## Using standard deviation to find uncommon events

Written by Jason on August 21, 2010In our previous post, we created a sparkline dashboard that let us monitor a large number of data series at a glance. Today, we’ll increase the analysis a notch by comparing natural gas inventories not only to their five-year mean, but also their standard deviation, with an eye to finding when inventories were outside one standard deviation from the mean.

As before, we’ll start with a traditional scatter graph containing the current price, the five-year mean computed by week, and a +/- 1 standard deviation envelope around the mean.

The graph clearly shows the cyclical nature of the inventory levels. However, it’s less obvious when the levels go outside the envelope we’ve drawn – we’ve highlighted the three significant occurrences.

Might there be a better way to find and depict these relatively uncommon events? Yes – we’ll normalize the data so we only need to plot a single series of current distance from mean in units of standard deviation – and avoid cluttering the graph.

The deviations are now quite clear. However, more importantly, we can now see a fourth spike outside our +/- 1 standard deviation window that was completely obscured in the first graph.

Tuhunga is useful in helping to find and display both trends, and trend aberrations. However, where Tuhunga can really improve your productivity is by building a filter to extract these uncommon events and then having it run automatically. For members with automated monitoring, Tuhunga will automatically run your filter, and when new data that meets your criteria is available, it will generate a report and email it to you. Not only does automated monitoring save you time by freeing you from manual updates, it also allows you to search for trends and events that you normally wouldn’t look for because there wasn’t enough time in the day. Tutorial #3, Part II covers this feature.

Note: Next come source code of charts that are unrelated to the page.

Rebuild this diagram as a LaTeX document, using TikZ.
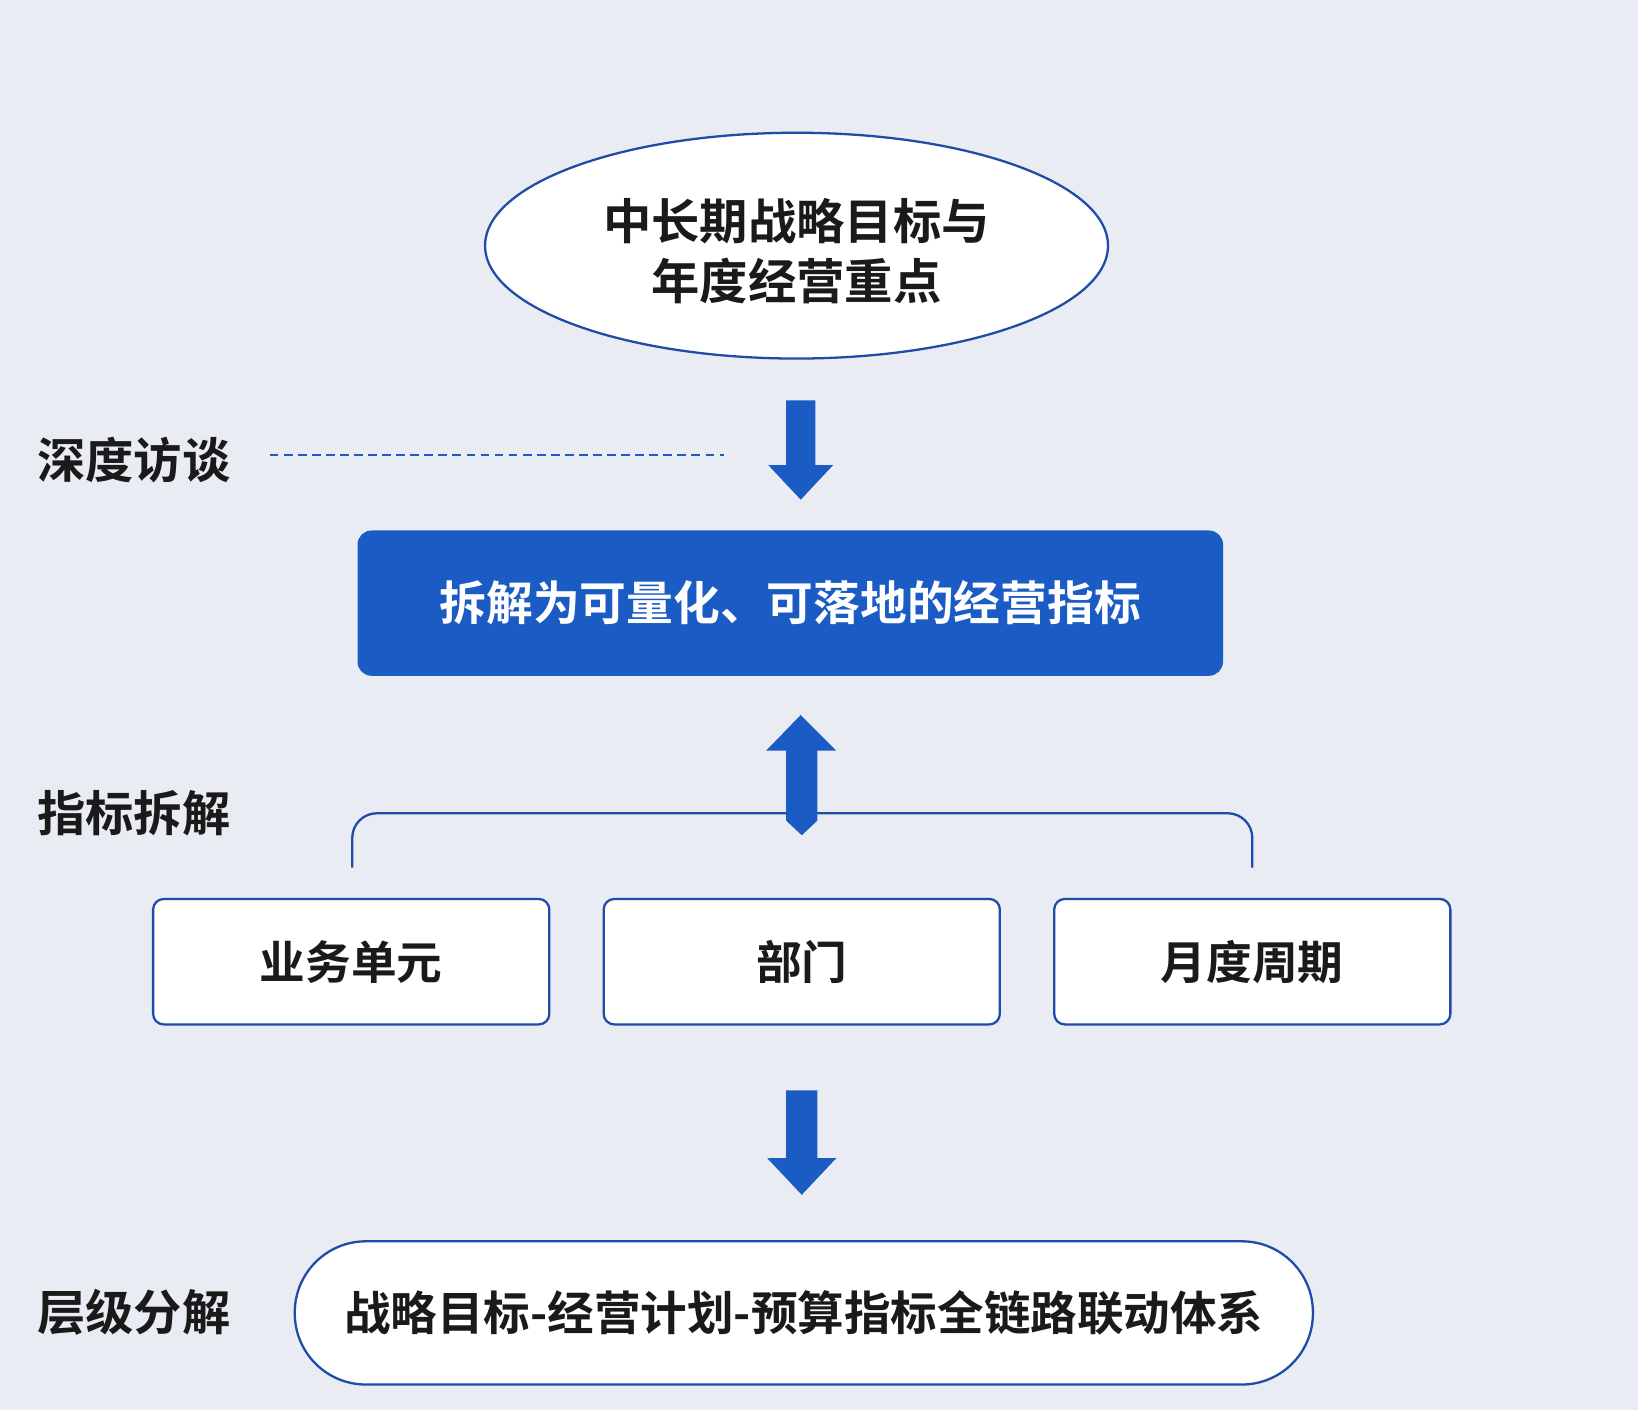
\documentclass[tikz,border=0pt]{standalone}
\usepackage{fontspec}
\newfontfamily\cjk{Noto Sans CJK SC}[BoldFont={Noto Sans CJK SC Bold}]
\usetikzlibrary{shapes.geometric}
\definecolor{bg}{HTML}{E9ECF2}
\definecolor{bl}{HTML}{1A5CC4}
\definecolor{bd}{HTML}{1E4CA6}
\definecolor{tx}{HTML}{1A1A1A}
\tikzset{
  lab/.style={font=\cjk\bfseries\fontsize{27.5}{30}\selectfont, text=tx},
  wbox/.style={draw=bd, line width=1.3pt, fill=white, rounded corners=6pt, minimum width=379*0.0209cm, minimum height=120*0.0209cm, font=\cjk\bfseries\fontsize{26}{30}\selectfont, text=tx},
  arr/.style={fill=bl, draw=none}
}
\begin{document}
\begin{tikzpicture}[x=0.0209cm,y=-0.0209cm]
\fill[bg] (0,0) rectangle (1567,1349);
\useasboundingbox (0,0) rectangle (1567,1349);
\node[ellipse, draw=bd, line width=1.3pt, fill=white, minimum width=596*0.0209cm, minimum height=216*0.0209cm, align=center, text=tx] (top) at (762,235) {};
\node[align=center, font=\cjk\bfseries\fontsize{27.5}{34}\selectfont, text=tx] (toptxt) at (762,240) {中长期战略目标与\\年度经营重点};
% down arrow 1
\fill[arr] (752,383) -- (780,383) -- (780,445) -- (797,445) -- (766,478) -- (735,445) -- (752,445) -- cycle;
\coordinate (d1) at (258,435); \coordinate (d2) at (693,435);
\draw[bl, dash pattern=on 5pt off 3pt, line width=0.9pt] (d1) -- (d2);
\node[lab] (l1) at (128,440) {深度访谈};
\node[fill=bl, rounded corners=8pt, minimum width=828*0.0209cm, minimum height=139*0.0209cm, text=white, font=\cjk\bfseries\fontsize{26.6}{30}\selectfont] (mid) at (756,577) {拆解为可量化、可落地的经营指标};
% bracket
\draw[bd, line width=1.3pt, rounded corners=14pt] (337,830) -- (337,778) -- (1198,778) -- (1198,830);
% up arrow
\fill[arr] (766,684) -- (800,718) -- (782,718) -- (782,785) -- (767,799) -- (752,785) -- (752,718) -- (733,718) -- cycle;
\node[lab] (l2) at (128,778) {指标拆解};
\node[wbox] (b1) at (336,920) {业务单元};
\node[wbox] (b2) at (767,920) {部门};
\node[wbox] (b3) at (1198,920) {月度周期};
% down arrow 2
\fill[arr] (752,1043) -- (782,1043) -- (782,1108) -- (800,1108) -- (767,1143) -- (734,1108) -- (752,1108) -- cycle;
\node[lab] (l3) at (128,1255) {层级分解};
\node[draw=bd, line width=1.3pt, fill=white, rounded corners=68*0.0209cm, minimum width=974*0.0209cm, minimum height=137*0.0209cm, font=\cjk\bfseries\fontsize{26.5}{30}\selectfont, text=tx] (bot) at (769,1256) {战略目标-经营计划-预算指标全链路联动体系};
\end{tikzpicture}
\end{document}
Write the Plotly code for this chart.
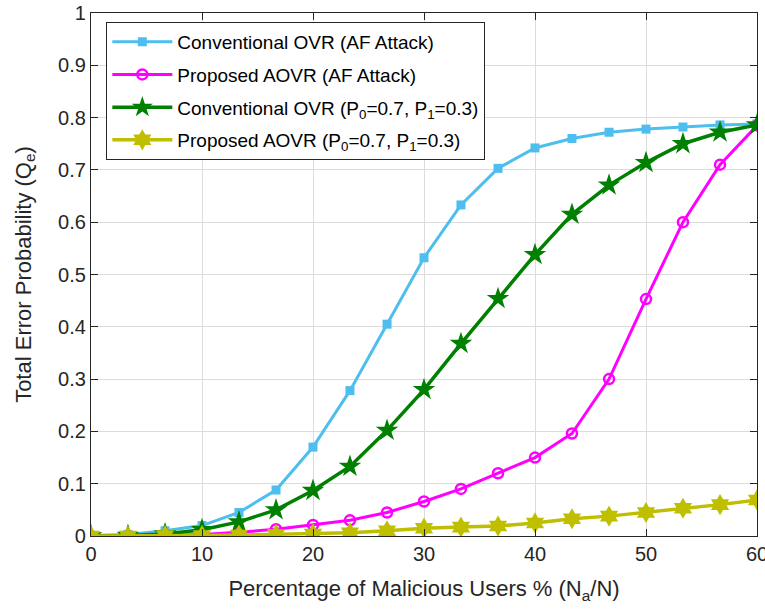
import plotly.graph_objects as go

x_vals = [0, 3.33, 6.67, 10, 13.33, 16.67, 20, 23.33, 26.67, 30, 33.33, 36.67, 40, 43.33, 46.67, 50, 53.33, 56.67, 60]
conv_af = [0.001, 0.003, 0.01, 0.02, 0.045, 0.088, 0.17, 0.278, 0.405, 0.532, 0.633, 0.703, 0.742, 0.76, 0.772, 0.778, 0.782, 0.786, 0.788]
prop_af = [0.0, 0.0, 0.001, 0.003, 0.007, 0.013, 0.021, 0.03, 0.045, 0.066, 0.09, 0.12, 0.15, 0.196, 0.3, 0.453, 0.6, 0.71, 0.785]
conv_p = [0.0, 0.001, 0.004, 0.012, 0.027, 0.05, 0.087, 0.133, 0.202, 0.28, 0.368, 0.454, 0.538, 0.615, 0.671, 0.714, 0.75, 0.772, 0.786]
prop_p = [0.0, 0.0, 0.001, 0.001, 0.002, 0.003, 0.004, 0.006, 0.01, 0.015, 0.017, 0.019, 0.025, 0.033, 0.038, 0.045, 0.053, 0.06, 0.069]

x_ticks = [0, 10, 20, 30, 40, 50, 60]
y_ticks = [0, 0.1, 0.2, 0.3, 0.4, 0.5, 0.6, 0.7, 0.8, 0.9, 1]
y_ticktext = ["0", "0.1", "0.2", "0.3", "0.4", "0.5", "0.6", "0.7", "0.8", "0.9", "1"]

names = ["Conventional OVR (AF Attack)",
         "Proposed AOVR (AF Attack)",
         "Conventional OVR (P<sub>0</sub>=0.7, P<sub>1</sub>=0.3)",
         "Proposed AOVR (P<sub>0</sub>=0.7, P<sub>1</sub>=0.3)"]

FONT = "Liberation Sans, Arial, sans-serif"

fig = go.Figure()
fig.add_trace(go.Scatter(x=x_vals, y=conv_af, name=names[0], mode="lines+markers", legendgroup="a",
                         line=dict(color="#4DBEEE", width=3),
                         marker=dict(symbol="square", size=9, color="#4DBEEE")))
fig.add_trace(go.Scatter(x=x_vals, y=prop_af, name=names[1], mode="lines+markers", legendgroup="b",
                         line=dict(color="#FF00FF", width=3),
                         marker=dict(symbol="circle-open", size=10, color="#FF00FF", line=dict(width=2.5))))
fig.add_trace(go.Scatter(x=x_vals, y=conv_p, name=names[2], mode="lines+markers", legendgroup="c",
                         line=dict(color="#008000", width=3.5),
                         marker=dict(symbol="star", size=17, color="#008000")))
fig.add_trace(go.Scatter(x=x_vals, y=prop_p, name=names[3], mode="lines+markers", legendgroup="d",
                         line=dict(color="#BFBF00", width=3.5),
                         marker=dict(symbol="hexagram", size=16, color="#BFBF00")))

axis_common = dict(showline=True, linecolor="#262626", linewidth=1.2, mirror="ticks",
                   ticks="inside", ticklen=7, tickcolor="#262626",
                   showgrid=True, gridcolor="#DCDCDC", gridwidth=1, zeroline=False,
                   ticklabeloverflow="allow", automargin=False,
                   tickfont=dict(family=FONT, size=20, color="#262626"))

fig.update_layout(
    width=765, height=611,
    margin=dict(l=91, r=8, t=13, b=75),
    plot_bgcolor="white", paper_bgcolor="white",
    font=dict(family=FONT, size=20, color="#262626"),
    xaxis=dict(range=[0, 60], tickvals=x_ticks,
               title=dict(text="Percentage of Malicious Users % (N<sub>a</sub>/N)", font=dict(size=22), standoff=16),
               **axis_common),
    yaxis=dict(range=[0, 1], tickvals=y_ticks, ticktext=y_ticktext,
               title=dict(text="Total Error Probability (Q<sub>e</sub>)", font=dict(size=22), standoff=20),
               **axis_common),
    legend=dict(x=0.023, y=0.983, xanchor="left", yanchor="top",
                bgcolor="white", bordercolor="#262626", borderwidth=1,
                font=dict(family=FONT, size=19, color="#000000"), itemwidth=60, tracegroupgap=5),
    showlegend=True,
)

fig.write_html("out.html")
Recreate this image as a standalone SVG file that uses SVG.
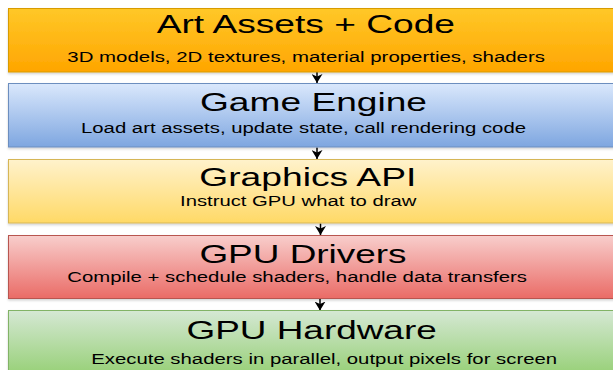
<svg xmlns="http://www.w3.org/2000/svg" width="613" height="370" viewBox="0 0 613 370">
<style>
.t{font-family:"Liberation Sans",Arial,sans-serif;font-size:26.5px;fill:#000}
.s{font-family:"Liberation Sans",Arial,sans-serif;font-size:14px;fill:#000}
.box{stroke-width:1;filter:url(#sh)}
.conn{stroke:#000;stroke-width:1.5;fill:none}
</style>
<defs>
<filter id="sh" x="-5%" y="-10%" width="110%" height="130%">
<feDropShadow dx="0" dy="1.5" stdDeviation="0.8" flood-color="#000" flood-opacity="0.18"/>
</filter>
<linearGradient id="g1" x1="0" y1="0" x2="0" y2="1"><stop offset="0" stop-color="#ffc828"/><stop offset="1" stop-color="#ffa500"/></linearGradient>
<linearGradient id="g2" x1="0" y1="0" x2="0" y2="1"><stop offset="0" stop-color="#dae8fc"/><stop offset="1" stop-color="#7ea6e0"/></linearGradient>
<linearGradient id="g3" x1="0" y1="0" x2="0" y2="1"><stop offset="0" stop-color="#fff2cc"/><stop offset="1" stop-color="#ffd966"/></linearGradient>
<linearGradient id="g4" x1="0" y1="0" x2="0" y2="1"><stop offset="0" stop-color="#f8cecc"/><stop offset="1" stop-color="#ea6b66"/></linearGradient>
<linearGradient id="g5" x1="0" y1="0" x2="0" y2="1"><stop offset="0" stop-color="#d5e8d4"/><stop offset="0.8" stop-color="#97d077"/><stop offset="1" stop-color="#97d077"/></linearGradient>
<marker id="arr" viewBox="0 0 9 11" refX="9" refY="5.5" markerWidth="9" markerHeight="11" markerUnits="userSpaceOnUse" orient="auto">
<path d="M0,0 L9,5.5 L0,11 L2.5,5.5 Z" fill="#000"/>
</marker>
</defs>

<g id="connectors">
<line class="conn" x1="317" y1="72" x2="317" y2="83" marker-end="url(#arr)"/>
<line class="conn" x1="317" y1="147.5" x2="317" y2="159" marker-end="url(#arr)"/>
<line class="conn" x1="320.5" y1="223.5" x2="320.5" y2="235" marker-end="url(#arr)"/>
<line class="conn" x1="320" y1="299" x2="320" y2="310.5" marker-end="url(#arr)"/>
</g>

<g id="art-assets">
<rect class="box" x="8.5" y="8.5" width="620" height="63.5" fill="url(#g1)" stroke="#d79b00"/>
<text class="t" x="156.7" y="33.3" textLength="298.3" lengthAdjust="spacingAndGlyphs">Art Assets + Code</text>
<text class="s" x="67.3" y="61.5" textLength="477.7" lengthAdjust="spacingAndGlyphs">3D models, 2D textures, material properties, shaders</text>
</g>

<g id="game-engine">
<rect class="box" x="8.5" y="83.5" width="620" height="63.5" fill="url(#g2)" stroke="#6c8ebf"/>
<text class="t" x="200" y="110.7" textLength="227" lengthAdjust="spacingAndGlyphs">Game Engine</text>
<text class="s" x="81" y="133.3" textLength="445" lengthAdjust="spacingAndGlyphs">Load art assets, update state, call rendering code</text>
</g>

<g id="graphics-api">
<rect class="box" x="8.5" y="159.5" width="620" height="63.5" fill="url(#g3)" stroke="#d6b656"/>
<text class="t" x="199.3" y="186" textLength="217" lengthAdjust="spacingAndGlyphs">Graphics API</text>
<text class="s" x="180" y="206" textLength="236.4" lengthAdjust="spacingAndGlyphs">Instruct GPU what to draw</text>
</g>

<g id="gpu-drivers">
<rect class="box" x="8.5" y="235.5" width="620" height="63" fill="url(#g4)" stroke="#b85450"/>
<text class="t" x="199.4" y="263.3" textLength="207.2" lengthAdjust="spacingAndGlyphs">GPU Drivers</text>
<text class="s" x="67.3" y="281.7" textLength="459.7" lengthAdjust="spacingAndGlyphs">Compile + schedule shaders, handle data transfers</text>
</g>

<g id="gpu-hardware">
<rect class="box" x="8.5" y="310.5" width="620" height="80" fill="url(#g5)" stroke="#82b366"/>
<text class="t" x="186.5" y="339.3" textLength="250.2" lengthAdjust="spacingAndGlyphs">GPU Hardware</text>
<text class="s" x="91.2" y="363.5" textLength="466" lengthAdjust="spacingAndGlyphs">Execute shaders in parallel, output pixels for screen</text>
</g>
</svg>
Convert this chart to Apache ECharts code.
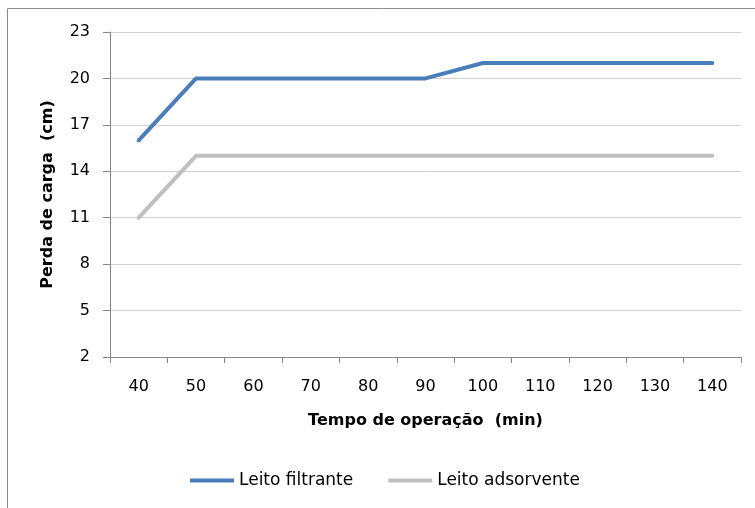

As always, these instructions assume basic familiarity with Tuhunga. If you haven’t completed Tutorial #1, we suggest you do so prior to continuing.

Our filter is essentially the same one we used in the prior post, except we adjust our week count. Because some years have 53 weeks (due to the convention of starting weeks on Sunday or Monday, depending on the option chosen in the week() function), we’re going to eliminate week 53 from our analysis. Only one of the five years in this example has a week 53, and it distorts the graph, as by definition, the standard deviation of a single data point is not meaningful.

Filter:

`Date>=subyear(now(),5)`

`week(Date,2)<=52`

First Report:

`Date`

`NGTotalStorage`

(current stored gas)`rollup_mean(NGTotalStorage,0,week(Date,2))`

(mean stored gas, grouped by week number for averaging)`rollup_mean(NGTotalStorage,0,week(Date,2))+rollup_std_sam(NGTotalStorage,0,week(Date,2))`

(+1 standard deviation envelope)`rollup_mean(NGTotalStorage,0,week(Date,2))-rollup_std_sam(NGTotalStorage,0,week(Date,2))`

(-1 standard deviation envelope)

We use a scatter graph, with Date as the x-axis. The other four columns are plotted. For a slight reduction in complexity, we make the colors of the two standard deviation envelope lines the same color by clicking on the color bullet. Given the number of data points, we set the point size to 0 and the line width to 1 under the options tab.

Second Report:

`Date`

`(NGTotalStorage-rollup_mean(NGTotalStorage,0,week(Date,2)))/rollup_std_sam(NGTotalStorage,0,week(Date,2))`

(current storage less mean storage, all divided by the standard deviation and consolidated by week number)

Again, we’ll use a scatter graph with Date as the x-axis and the other column as a plotted series. Under the options tab, we’ll make the same modifications as above (point size of zero, line width of one) and also fix the y-axis values from -2 to +2. Select the filter and report combination to run, and you’ve got your output.